OCTOBER INVITES US TO REFLECT ON RESPECT LIFE, ROSARY, THE LIFE OF ST. FRANCIS, AND MUCH MORE…..
First of all, let us wish our St. Francis parishioners a happy and joyful Feast of St. Francis. The Feast of St. Francis of Assisi is on October 4th. St. Francis of Assisi loved the whole universe. The custom of blessing animals originated from St. Francis’s love of all creatures. Animals used to come and listen to St.Francis preach. St. Francis loved all God’s creation, in other words, loved all life.
The Church dedicates the month of October to respect life and the rosary. We are in the “Year of St. Joseph” so we focus on a great example of St. Joseph, and the theme for the respect life is “St. Joseph, the defender of life.” Our life from womb to tomb is a gift from God and He is our Hope. As I mentioned above, October is the month of the Rosary, a devotion to our Mother Mary, which very well connects with respect life month. When we meditate on the mysteries of the Rosary, we walk through the life of Joseph, Mary and Jesus: from the very moment of his conception in the womb of Mary, how Joseph protected Mary and child Jesus.
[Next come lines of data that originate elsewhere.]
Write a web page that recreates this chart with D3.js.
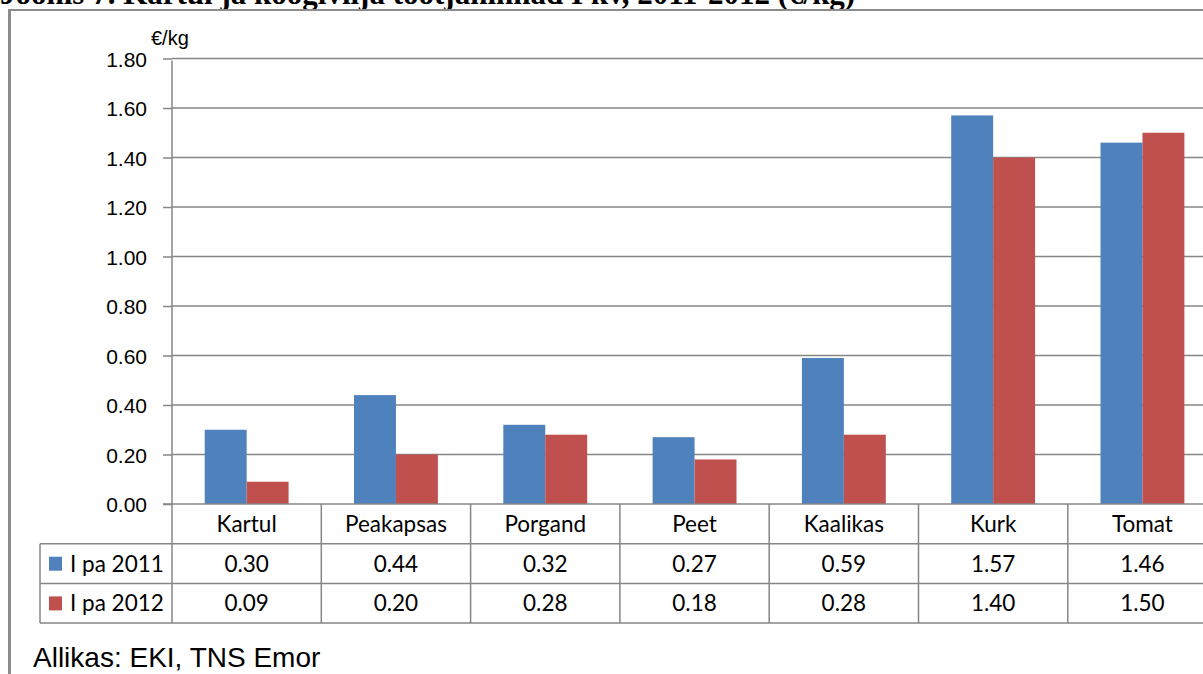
<!DOCTYPE html>
<html>
<head>
<meta charset="utf-8">
<script src="https://cdn.jsdelivr.net/npm/d3@7"></script>
<style>
  html, body { margin: 0; padding: 0; background: #fff; overflow: hidden; }
  svg { display: block; }
</style>
</head>
<body>
<svg id="chart" width="1203" height="674"></svg>
<script>
let categories = ["Kartul", "Peakapsas", "Porgand", "Peet", "Kaalikas", "Kurk", "Tomat"];
let seriesNames = ["I pa 2011", "I pa 2012"];
let values2011 = [0.30, 0.44, 0.32, 0.27, 0.59, 1.57, 1.46];
let values2012 = [0.09, 0.20, 0.28, 0.18, 0.28, 1.40, 1.50];
let yTicks = [0, 0.2, 0.4, 0.6, 0.8, 1.0, 1.2, 1.4, 1.6, 1.8];
let colors = ["#4F81BD", "#C0504D"];

let series = [values2011, values2012];
let lineColor = "#868686";

let svg = d3.select("#chart");

// title, cut off at the top of the picture
svg.append("text")
    .attr("x", 0)
    .attr("y", 4)
    .attr("font-family", "Liberation Serif")
    .attr("font-weight", "bold")
    .attr("font-size", 31)
    .attr("fill", "#000")
    .text("Joonis 7. Kartul ja köögivilja tootjahinnad I kv, 2011-2012 (€/kg)");

// outer frame
svg.append("line").attr("x1", 9.5).attr("x2", 1203).attr("y1", 10).attr("y2", 10)
    .attr("stroke", "#8c8c8c").attr("stroke-width", 2);
svg.append("line").attr("x1", 9.5).attr("x2", 9.5).attr("y1", 9).attr("y2", 674)
    .attr("stroke", "#8c8c8c").attr("stroke-width", 3);

let x0 = 172, bandW = 149.3;
let x = d3.scaleBand()
    .domain(categories)
    .range([x0, x0 + bandW * categories.length])
    .padding(0);

let xs = d3.scaleBand()
    .domain(seriesNames)
    .range([0, x.bandwidth()])
    .paddingInner(0)
    .paddingOuter(0.78);

let y = d3.scaleLinear()
    .domain([0, 1.8])
    .range([504, 58.5]);

// gridlines
svg.append("g").selectAll("line")
    .data(yTicks.slice(1))
    .enter().append("line")
    .attr("x1", x0).attr("x2", 1203)
    .attr("y1", d => y(d)).attr("y2", d => y(d))
    .attr("stroke", lineColor).attr("stroke-width", 1.5);

// y axis
let yAxis = svg.append("g")
    .attr("transform", `translate(${x0},0)`)
    .call(d3.axisLeft(y).tickValues(yTicks).tickFormat(d3.format(".2f")).tickSize(9).tickPadding(16));
yAxis.select(".domain").attr("stroke", lineColor).attr("stroke-width", 1.5)
    .attr("d", `M0,${y(1.8) + 2}V${y(0)}`);
yAxis.selectAll(".tick line").attr("stroke", lineColor).attr("stroke-width", 1.5);
yAxis.selectAll(".tick text")
    .attr("font-family", "Liberation Sans")
    .attr("font-size", 21)
    .attr("fill", "#000")
    .attr("dy", "0.36em");

svg.append("text")
    .attr("x", 151).attr("y", 45)
    .attr("font-family", "Liberation Sans")
    .attr("font-size", 20)
    .text("€/kg");

// bars
let groups = svg.append("g").selectAll("g")
    .data(series)
    .enter().append("g")
    .attr("fill", (d, i) => colors[i]);

groups.each(function (vals, si) {
    d3.select(this).selectAll("rect")
        .data(vals)
        .enter().append("rect")
        .attr("x", (d, i) => x(categories[i]) + xs(seriesNames[si]))
        .attr("width", xs.bandwidth())
        .attr("y", d => y(d))
        .attr("height", d => y(0) - y(d));
});

// x axis line (0.00)
svg.append("line")
    .attr("x1", x0 - 9).attr("x2", 1203)
    .attr("y1", y(0)).attr("y2", y(0))
    .attr("stroke", lineColor).attr("stroke-width", 1.5);

// data table
let rowTop = 504, rowH = 39.7, legendX = 40;
let table = svg.append("g");

table.selectAll("line.h")
    .data([1, 2, 3])
    .enter().append("line")
    .attr("x1", legendX).attr("x2", 1203)
    .attr("y1", d => rowTop + d * rowH).attr("y2", d => rowTop + d * rowH)
    .attr("stroke", lineColor).attr("stroke-width", 1.5);

table.append("line")
    .attr("x1", legendX).attr("x2", legendX)
    .attr("y1", rowTop + rowH).attr("y2", rowTop + 3 * rowH)
    .attr("stroke", lineColor).attr("stroke-width", 1.5);

table.selectAll("line.v")
    .data(categories.concat(["end"]))
    .enter().append("line")
    .attr("x1", (d, i) => x0 + i * x.bandwidth())
    .attr("x2", (d, i) => x0 + i * x.bandwidth())
    .attr("y1", rowTop).attr("y2", rowTop + 3 * rowH)
    .attr("stroke", lineColor).attr("stroke-width", 1.5);

let cellFont = "Lato", cellSize = 22.5;
table.selectAll("text.cat")
    .data(categories)
    .enter().append("text")
    .attr("x", d => x(d) + x.bandwidth() / 2)
    .attr("y", rowTop + 28)
    .attr("text-anchor", "middle")
    .attr("font-family", cellFont)
    .attr("font-size", cellSize)
    .text(d => d);

series.forEach(function (vals, si) {
    let ry = rowTop + (si + 1) * rowH;
    table.append("rect")
        .attr("x", 49).attr("y", ry + 13)
        .attr("width", 13).attr("height", 14)
        .attr("fill", colors[si]);
    table.append("text")
        .attr("x", 70).attr("y", ry + 28)
        .attr("font-family", cellFont)
        .attr("font-size", cellSize)
        .text(seriesNames[si]);
    table.selectAll("text.v" + si)
        .data(vals)
        .enter().append("text")
        .attr("x", (d, i) => x(categories[i]) + x.bandwidth() / 2)
        .attr("y", ry + 28)
        .attr("text-anchor", "middle")
        .attr("font-family", cellFont)
        .attr("font-size", cellSize)
        .text(d => d3.format(".2f")(d));
});

// source
svg.append("text")
    .attr("x", 33).attr("y", 667)
    .attr("font-family", "Liberation Sans")
    .attr("font-size", 28)
    .text("Allikas: EKI, TNS Emor");
</script>
</body>
</html>
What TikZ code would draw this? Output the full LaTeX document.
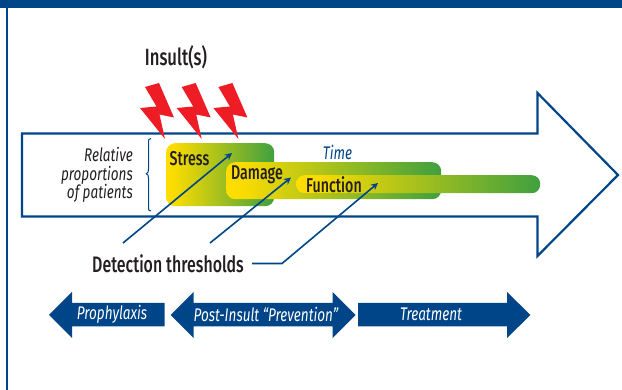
\documentclass[tikz,border=0pt]{standalone}
\usepackage{fontspec}
\setmainfont[FakeStretch=0.74]{Fira Sans}
\newfontfamily\boldcn[FakeStretch=0.71]{Fira Sans Medium}
\usetikzlibrary{arrows.meta}
\definecolor{navy}{HTML}{004587}
\definecolor{ylw}{HTML}{FFDD00}
\definecolor{grn}{HTML}{3FA03F}
\definecolor{bolt}{HTML}{EE1C25}
\definecolor{ink}{HTML}{231F20}
\pgfdeclarehorizontalshading{ygshade}{100bp}{color(0bp)=(ylw); color(25bp)=(ylw); color(29bp)=(ylw!97!grn); color(75bp)=(grn); color(100bp)=(grn)}
\tikzset{
  band/.style={inner sep=0pt,shading=ygshade,rounded corners=#1,anchor=north west},
  lab/.style={inner sep=0pt,text=ink,font=\fontsize{20}{20}\selectfont\boldcn},
  heavy/.style={inner sep=0pt,text=ink,font=\fontsize{22.4}{22.4}\selectfont\boldcn},
  ital/.style={inner sep=0pt,text=ink,font=\fontsize{18.3}{18.5}\selectfont\itshape,align=right},
  pointer/.style={draw=navy,line width=1.6pt,-{Stealth[length=7pt,width=7pt]}},
  wide/.style={fill=navy,draw=none},
  boltshape/.style={fill=bolt,draw=none},
  wtext/.style={inner sep=0pt,text=white,font=\fontsize{18.3}{18.3}\selectfont\itshape},
}
\newcommand{\boltat}[1]{\fill[boltshape,shift={(#1,0)}] (145,87)--(159,83)--(174,117.5)--(159.5,114.5)--(165,139)--(140,108)--(156.5,106.5)--cycle;}
\begin{document}
\begin{tikzpicture}[x=1pt,y=-1pt]
\useasboundingbox (0,0) rectangle (622,390);
% frame
\fill[navy] (0,0) rectangle (622,8.5);
\fill[navy] (5.5,0) rectangle (7.8,390);
% large outlined arrow
\draw[navy,line width=2.2pt,miter limit=10] (22,133.5)--(537.5,133.5)--(537.5,93)--(618,175)--(537.5,256)--(537.5,216.5)--(22,216.5)--cycle;
% bolts
\boltat{0}\boltat{36.7}\boltat{73.4}
\node[heavy] (insult) at (176,57) {\fontsize{23.5}{23.5}\selectfont Insult(s)};
% brace
\draw[navy,line width=1pt] (151,138.5) .. controls (148.5,138.5) and (148.5,140) .. (148.5,143) -- (148.5,169) .. controls (148.5,172) and (148,173) .. (146.3,173.7) .. controls (148,174.5) and (148.5,175.5) .. (148.5,178) -- (148.5,207) .. controls (148.5,210) and (148.5,211) .. (151,211);
\node[ital,anchor=east] (rel) at (133,175) {Relative\\proportions\\of patients};
% bands
\node[band=9pt,minimum width=108pt,minimum height=63pt] (stressbox) at (166,143) {};
\node[band=9pt,minimum width=215pt,minimum height=37pt] (damagebox) at (226,162) {};
\node[band=8.5pt,minimum width=244pt,minimum height=18pt] (functionbox) at (296,175) {};
\node[lab] (stress) at (189.5,158.5) {Stress};
\node[lab] (damage) at (257,175) {Damage};
\node[lab] (function) at (334,184.5) {Function};
\node[inner sep=0pt,text=navy,font=\fontsize{18.3}{18.3}\selectfont\itshape] (time) at (337.5,152.5) {Time};
% detection thresholds
\node[heavy] (detect) at (168,263.5) {Detection thresholds};
\coordinate (s0) at (123,243);
\coordinate (s1) at (232,153);
\coordinate (d0) at (210,243);
\coordinate (d1) at (291,177.5);
\coordinate (f0) at (252,263.5);
\coordinate (f1) at (282,263.5);
\coordinate (f2) at (378,183);
\draw[pointer] (s0)--(s1);
\draw[pointer] (d0)--(d1);
\draw[pointer] (f0)--(f1)--(f2);
% lower arrows
\fill[wide] (49,315)--(72,292)--(72,303)--(164.5,303)--(164.5,326.5)--(72,326.5)--(72,338)--cycle;
\fill[wide] (170.5,315)--(193.5,292)--(193.5,303)--(332.5,303)--(332.5,292)--(355.5,315)--(332.5,338)--(332.5,326.5)--(193.5,326.5)--(193.5,338)--cycle;
\fill[wide] (358,303)--(507,303)--(507,292)--(530.5,315)--(507,338)--(507,326.5)--(358,326.5)--cycle;
\node[wtext] (pro) at (112,314) {Prophylaxis};
\node[wtext] (post) at (266,314) {Post-Insult “Prevention”};
\node[wtext] (treat) at (431,314) {Treatment};
\end{tikzpicture}
\end{document}
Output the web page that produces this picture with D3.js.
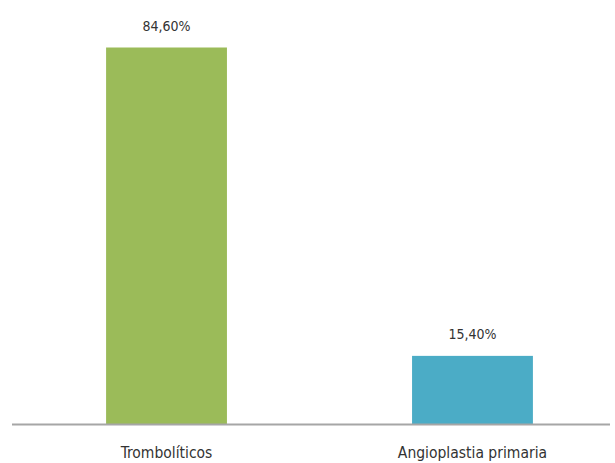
<!DOCTYPE html>
<html>
<head>
<meta charset="utf-8">
<script src="https://cdn.jsdelivr.net/npm/d3@7"></script>
<style>
  html, body { margin: 0; padding: 0; background: #ffffff; }
  svg { display: block; }
</style>
</head>
<body>
<svg id="chart" width="615" height="463"></svg>
<script>
// Treatment categories and their share of patients (%)
const categories = ["Trombolíticos", "Angioplastia primaria"];
const values = [84.6, 15.4];
const valueLabels = ["84,60%", "15,40%"];
const colors = ["#9bbb59", "#4bacc6"];

const svg = d3.select("#chart");
const baseline = 424.5;

const x = d3.scaleBand()
  .domain(categories)
  .range([27, 612])
  .paddingInner(0.605)
  .paddingOuter(0.2585);

const y = d3.scaleLinear()
  .domain([0, 84.6])
  .range([baseline, 47.5]);

const font = "'DejaVu Sans Condensed', 'Liberation Sans Narrow', sans-serif";

// Bars
svg.selectAll("rect.bar")
  .data(values)
  .join("rect")
  .attr("class", "bar")
  .attr("x", (d, i) => x(categories[i]))
  .attr("y", d => y(d))
  .attr("width", x.bandwidth())
  .attr("height", d => baseline - y(d))
  .attr("fill", (d, i) => colors[i]);

// Category axis
const axis = svg.append("g")
  .attr("transform", `translate(0,${baseline})`)
  .call(d3.axisBottom(x).tickSize(0).tickPadding(22));
axis.select(".domain").remove();
axis.append("line")
  .attr("x1", 12).attr("x2", 610)
  .attr("y1", 0).attr("y2", 0)
  .attr("stroke", "#a6a6a6")
  .attr("stroke-width", 2);
axis.selectAll(".tick text")
  .attr("font-family", font)
  .attr("font-size", 15.5)
  .attr("font-stretch", "condensed")
  .attr("fill", "#333");

// Value labels above bars
svg.selectAll("text.val")
  .data(values)
  .join("text")
  .attr("class", "val")
  .attr("x", (d, i) => x(categories[i]) + x.bandwidth() / 2)
  .attr("y", d => y(d) - 17)
  .attr("text-anchor", "middle")
  .attr("font-family", font)
  .attr("font-size", 14)
  .attr("font-stretch", "condensed")
  .attr("fill", "#333")
  .text((d, i) => valueLabels[i]);
</script>
</body>
</html>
Further we go through his public life of Jesus; passion, death, and resurrection to his ascension and coming of the Holy Spirit. Through his salvific action, He restored the dignity of our life.
There is an article on the Respect Life website: St. Joseph: Faithful protector of Mother and Child. It says, “The humble and often hidden carpenter of Nazareth accompanied Mary in her pregnancy, assisted at the birth of the Messiah in a stable, presented Jesus in the Temple, fled with his family far from their homeland to protect them, and lovingly raised Jesus as his own son in the years to come.” St. Joseph tells us through his life, how to be the voice for the voiceless, and respect the dignity of life.
The scripture readings for this weekend are about the covenant, bond of love in marriage, a bond that God wishes to be permanent. In the book of Genesis, there are two creation accounts. The first one in chapter one which involves 7 days of creation. The second chapter gives us the second account of creation where man is created first. God created Adam, then created everything else and placed him in the garden to care for everything. But Adam was alone and the solitude was not good for him. So God created a woman, a partner for him. When man meets woman, it is the climax of the reading where Adam says, "This one, at last, is bone of my bones and flesh of my flesh.” It is an institution of a covenant. We can see in the second book of Samuel 5:1, a covenant made between David and Israel, which reads, “All the tribes of Israel came to David in Hebron, and they said: “Look! We are your bone and your flesh.” In the Book of Genesis, it is a covenant between man and woman.
This reading prepares us to listen to the Gospel passage. It is a kind of debate taking place in the Gospel. The Pharisees wanted to prove that Jesus is wrong. The base of their argument is Deuteronomy 24:1, “When a man, after marrying a woman, is later displeased with her because he finds in her something indecent, and he writes out a bill of divorce and hands it to her, thus dismissing her from his house…” Jesus told them that Moses’s teaching was temporary due to their hardness of heart. Jesus emphasises on the Book of Genesis, Chapter 1:27 and 2:24, in the beginning of creation, there Jesus proclaims permanence to be the divine intent from the beginning concerning human marriage.
The second reading, from Hebrews, reminds us that Jesus became one of us, bone of our bone and flesh of our flesh. In Israel, the High Priest would enter the Holy of Holies once a year on the Day of Atonement to offer sacrifice for the reconciliation of the people to God and for the forgiveness of the sins committed over the past year. Jesus, the Eternal High Priest offered himself on the Cross and established the Eternal Covenant. He came as one of us, he “tasted death for everyone.” He was not only the Sacrifice, but also the High Priest.